== Short problem ==
Only the lines from the start of the data through the line containing "const ORANGE = '#f5842a';" should be written out, exactly as they are, with both ends included and the pictures left out.

== Data lines ==
--------
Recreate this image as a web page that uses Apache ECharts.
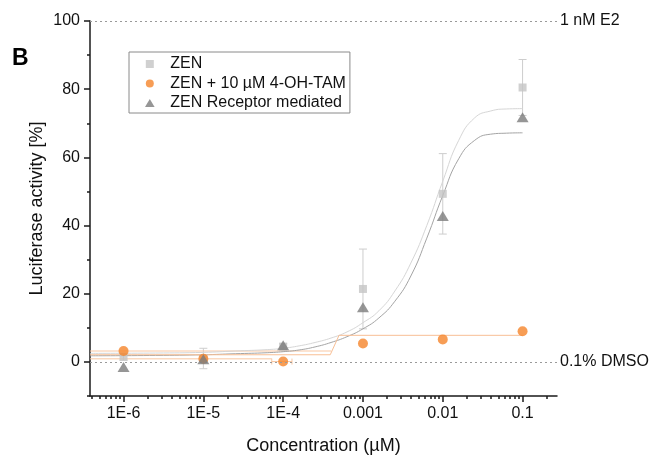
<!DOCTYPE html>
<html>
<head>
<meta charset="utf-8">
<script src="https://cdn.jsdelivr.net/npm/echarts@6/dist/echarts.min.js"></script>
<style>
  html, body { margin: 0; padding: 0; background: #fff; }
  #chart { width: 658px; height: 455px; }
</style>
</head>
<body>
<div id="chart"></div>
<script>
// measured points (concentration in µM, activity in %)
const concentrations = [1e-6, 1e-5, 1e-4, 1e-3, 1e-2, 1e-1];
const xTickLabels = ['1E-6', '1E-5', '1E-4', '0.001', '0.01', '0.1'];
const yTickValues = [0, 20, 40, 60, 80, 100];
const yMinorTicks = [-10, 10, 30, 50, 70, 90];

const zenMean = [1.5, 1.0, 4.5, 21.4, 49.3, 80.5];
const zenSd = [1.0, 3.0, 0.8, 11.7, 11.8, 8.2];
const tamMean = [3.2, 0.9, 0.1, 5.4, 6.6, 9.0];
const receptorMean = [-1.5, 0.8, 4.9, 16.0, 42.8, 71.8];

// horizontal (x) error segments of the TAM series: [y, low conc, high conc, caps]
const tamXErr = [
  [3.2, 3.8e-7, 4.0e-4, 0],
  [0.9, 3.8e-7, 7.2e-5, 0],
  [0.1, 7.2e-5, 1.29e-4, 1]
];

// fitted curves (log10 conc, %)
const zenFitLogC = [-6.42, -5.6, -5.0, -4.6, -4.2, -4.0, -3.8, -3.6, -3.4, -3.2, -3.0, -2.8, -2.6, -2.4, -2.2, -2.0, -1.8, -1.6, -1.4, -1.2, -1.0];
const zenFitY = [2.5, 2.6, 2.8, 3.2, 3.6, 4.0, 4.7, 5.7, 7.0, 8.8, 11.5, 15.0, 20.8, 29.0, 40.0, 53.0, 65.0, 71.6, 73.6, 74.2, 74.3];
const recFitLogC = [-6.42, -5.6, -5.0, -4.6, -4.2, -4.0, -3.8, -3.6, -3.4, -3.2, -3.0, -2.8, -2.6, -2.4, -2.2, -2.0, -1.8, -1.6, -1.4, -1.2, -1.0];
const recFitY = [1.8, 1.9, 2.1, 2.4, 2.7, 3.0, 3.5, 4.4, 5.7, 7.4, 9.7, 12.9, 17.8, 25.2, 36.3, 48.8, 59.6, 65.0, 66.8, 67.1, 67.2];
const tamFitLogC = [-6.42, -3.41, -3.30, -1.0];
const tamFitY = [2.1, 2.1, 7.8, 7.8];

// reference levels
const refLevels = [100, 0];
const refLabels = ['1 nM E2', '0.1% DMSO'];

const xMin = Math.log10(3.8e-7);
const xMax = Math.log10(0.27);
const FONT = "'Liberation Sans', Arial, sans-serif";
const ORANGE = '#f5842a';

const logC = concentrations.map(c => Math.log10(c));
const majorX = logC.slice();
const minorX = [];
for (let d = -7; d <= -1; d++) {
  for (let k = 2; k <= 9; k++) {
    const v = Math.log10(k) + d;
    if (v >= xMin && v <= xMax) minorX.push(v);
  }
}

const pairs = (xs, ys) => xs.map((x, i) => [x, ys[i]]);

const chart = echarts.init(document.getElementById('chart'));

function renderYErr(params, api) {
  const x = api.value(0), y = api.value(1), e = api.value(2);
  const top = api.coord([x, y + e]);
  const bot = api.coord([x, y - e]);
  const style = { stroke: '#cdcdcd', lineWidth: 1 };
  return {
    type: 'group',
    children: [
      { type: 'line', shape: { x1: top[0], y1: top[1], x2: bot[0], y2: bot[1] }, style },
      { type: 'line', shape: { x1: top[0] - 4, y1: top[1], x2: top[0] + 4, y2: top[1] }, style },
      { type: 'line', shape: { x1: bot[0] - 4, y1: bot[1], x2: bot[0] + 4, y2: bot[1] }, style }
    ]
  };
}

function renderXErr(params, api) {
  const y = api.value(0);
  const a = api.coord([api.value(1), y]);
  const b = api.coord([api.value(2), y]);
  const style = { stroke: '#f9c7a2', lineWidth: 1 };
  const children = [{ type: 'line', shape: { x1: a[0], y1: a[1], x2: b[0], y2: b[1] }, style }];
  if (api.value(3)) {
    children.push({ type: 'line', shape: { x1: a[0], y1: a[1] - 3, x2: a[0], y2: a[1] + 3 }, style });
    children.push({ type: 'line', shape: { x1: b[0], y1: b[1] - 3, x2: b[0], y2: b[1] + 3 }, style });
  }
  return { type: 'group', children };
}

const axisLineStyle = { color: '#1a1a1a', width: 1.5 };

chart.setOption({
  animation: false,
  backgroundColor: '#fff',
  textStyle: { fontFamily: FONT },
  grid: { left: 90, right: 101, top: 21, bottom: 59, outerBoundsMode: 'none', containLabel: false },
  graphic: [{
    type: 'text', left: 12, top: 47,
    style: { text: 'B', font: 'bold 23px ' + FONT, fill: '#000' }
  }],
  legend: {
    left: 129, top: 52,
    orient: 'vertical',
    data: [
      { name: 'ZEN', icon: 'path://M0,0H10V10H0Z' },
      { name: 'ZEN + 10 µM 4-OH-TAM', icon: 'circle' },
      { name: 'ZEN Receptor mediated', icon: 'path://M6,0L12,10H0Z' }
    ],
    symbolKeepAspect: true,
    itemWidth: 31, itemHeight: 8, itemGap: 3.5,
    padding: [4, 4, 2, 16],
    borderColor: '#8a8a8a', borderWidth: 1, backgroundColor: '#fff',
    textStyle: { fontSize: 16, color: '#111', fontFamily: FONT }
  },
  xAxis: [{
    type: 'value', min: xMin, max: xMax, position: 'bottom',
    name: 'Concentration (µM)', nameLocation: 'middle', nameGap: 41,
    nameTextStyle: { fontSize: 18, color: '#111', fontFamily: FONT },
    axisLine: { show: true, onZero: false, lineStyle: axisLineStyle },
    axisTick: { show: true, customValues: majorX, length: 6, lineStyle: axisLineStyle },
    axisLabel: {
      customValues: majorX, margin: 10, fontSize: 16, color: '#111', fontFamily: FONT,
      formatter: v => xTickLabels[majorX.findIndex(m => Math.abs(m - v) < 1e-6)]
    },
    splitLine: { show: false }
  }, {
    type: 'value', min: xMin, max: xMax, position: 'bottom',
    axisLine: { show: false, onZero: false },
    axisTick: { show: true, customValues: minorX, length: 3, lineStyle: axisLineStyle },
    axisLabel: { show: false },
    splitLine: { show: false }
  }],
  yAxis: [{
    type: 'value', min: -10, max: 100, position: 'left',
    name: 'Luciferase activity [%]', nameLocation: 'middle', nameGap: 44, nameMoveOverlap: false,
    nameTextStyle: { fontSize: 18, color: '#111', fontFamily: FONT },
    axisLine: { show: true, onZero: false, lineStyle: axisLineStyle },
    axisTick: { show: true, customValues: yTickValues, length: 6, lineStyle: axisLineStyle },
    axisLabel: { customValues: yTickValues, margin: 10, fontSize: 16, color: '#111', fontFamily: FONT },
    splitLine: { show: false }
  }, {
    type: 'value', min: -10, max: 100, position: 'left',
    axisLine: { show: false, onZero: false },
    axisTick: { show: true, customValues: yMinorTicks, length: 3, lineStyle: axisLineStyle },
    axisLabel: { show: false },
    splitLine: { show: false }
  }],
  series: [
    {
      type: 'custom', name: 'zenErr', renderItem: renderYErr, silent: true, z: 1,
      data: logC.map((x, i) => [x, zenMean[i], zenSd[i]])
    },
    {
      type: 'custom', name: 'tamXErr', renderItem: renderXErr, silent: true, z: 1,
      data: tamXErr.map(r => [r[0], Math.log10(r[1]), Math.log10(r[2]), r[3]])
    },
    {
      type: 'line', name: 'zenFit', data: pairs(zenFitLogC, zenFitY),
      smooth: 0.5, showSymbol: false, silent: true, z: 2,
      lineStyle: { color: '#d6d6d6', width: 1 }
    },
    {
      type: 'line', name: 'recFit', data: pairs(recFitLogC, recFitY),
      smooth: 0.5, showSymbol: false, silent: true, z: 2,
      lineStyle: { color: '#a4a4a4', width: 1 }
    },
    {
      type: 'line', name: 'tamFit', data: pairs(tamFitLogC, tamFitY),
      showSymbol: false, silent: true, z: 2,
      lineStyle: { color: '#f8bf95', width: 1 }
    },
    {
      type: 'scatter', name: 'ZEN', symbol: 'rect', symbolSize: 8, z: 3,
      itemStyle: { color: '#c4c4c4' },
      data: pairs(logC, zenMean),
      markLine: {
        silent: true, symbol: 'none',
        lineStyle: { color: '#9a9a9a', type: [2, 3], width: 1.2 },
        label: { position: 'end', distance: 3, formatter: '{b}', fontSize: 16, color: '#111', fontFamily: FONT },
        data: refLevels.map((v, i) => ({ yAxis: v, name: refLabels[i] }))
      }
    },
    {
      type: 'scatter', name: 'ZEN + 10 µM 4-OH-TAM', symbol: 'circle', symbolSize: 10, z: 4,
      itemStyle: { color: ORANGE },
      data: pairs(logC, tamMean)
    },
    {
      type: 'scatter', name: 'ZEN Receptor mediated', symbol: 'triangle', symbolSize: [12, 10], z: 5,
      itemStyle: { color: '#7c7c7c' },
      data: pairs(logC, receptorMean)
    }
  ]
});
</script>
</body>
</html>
--------
== Answer to the problem ==
Recreate this image as a web page that uses Apache ECharts.
<!DOCTYPE html>
<html>
<head>
<meta charset="utf-8">
<script src="https://cdn.jsdelivr.net/npm/echarts@6/dist/echarts.min.js"></script>
<style>
  html, body { margin: 0; padding: 0; background: #fff; }
  #chart { width: 658px; height: 455px; }
</style>
</head>
<body>
<div id="chart"></div>
<script>
// measured points (concentration in µM, activity in %)
const concentrations = [1e-6, 1e-5, 1e-4, 1e-3, 1e-2, 1e-1];
const xTickLabels = ['1E-6', '1E-5', '1E-4', '0.001', '0.01', '0.1'];
const yTickValues = [0, 20, 40, 60, 80, 100];
const yMinorTicks = [-10, 10, 30, 50, 70, 90];

const zenMean = [1.5, 1.0, 4.5, 21.4, 49.3, 80.5];
const zenSd = [1.0, 3.0, 0.8, 11.7, 11.8, 8.2];
const tamMean = [3.2, 0.9, 0.1, 5.4, 6.6, 9.0];
const receptorMean = [-1.5, 0.8, 4.9, 16.0, 42.8, 71.8];

// horizontal (x) error segments of the TAM series: [y, low conc, high conc, caps]
const tamXErr = [
  [3.2, 3.8e-7, 4.0e-4, 0],
  [0.9, 3.8e-7, 7.2e-5, 0],
  [0.1, 7.2e-5, 1.29e-4, 1]
];

// fitted curves (log10 conc, %)
const zenFitLogC = [-6.42, -5.6, -5.0, -4.6, -4.2, -4.0, -3.8, -3.6, -3.4, -3.2, -3.0, -2.8, -2.6, -2.4, -2.2, -2.0, -1.8, -1.6, -1.4, -1.2, -1.0];
const zenFitY = [2.5, 2.6, 2.8, 3.2, 3.6, 4.0, 4.7, 5.7, 7.0, 8.8, 11.5, 15.0, 20.8, 29.0, 40.0, 53.0, 65.0, 71.6, 73.6, 74.2, 74.3];
const recFitLogC = [-6.42, -5.6, -5.0, -4.6, -4.2, -4.0, -3.8, -3.6, -3.4, -3.2, -3.0, -2.8, -2.6, -2.4, -2.2, -2.0, -1.8, -1.6, -1.4, -1.2, -1.0];
const recFitY = [1.8, 1.9, 2.1, 2.4, 2.7, 3.0, 3.5, 4.4, 5.7, 7.4, 9.7, 12.9, 17.8, 25.2, 36.3, 48.8, 59.6, 65.0, 66.8, 67.1, 67.2];
const tamFitLogC = [-6.42, -3.41, -3.30, -1.0];
const tamFitY = [2.1, 2.1, 7.8, 7.8];

// reference levels
const refLevels = [100, 0];
const refLabels = ['1 nM E2', '0.1% DMSO'];

const xMin = Math.log10(3.8e-7);
const xMax = Math.log10(0.27);
const FONT = "'Liberation Sans', Arial, sans-serif";
const ORANGE = '#f5842a';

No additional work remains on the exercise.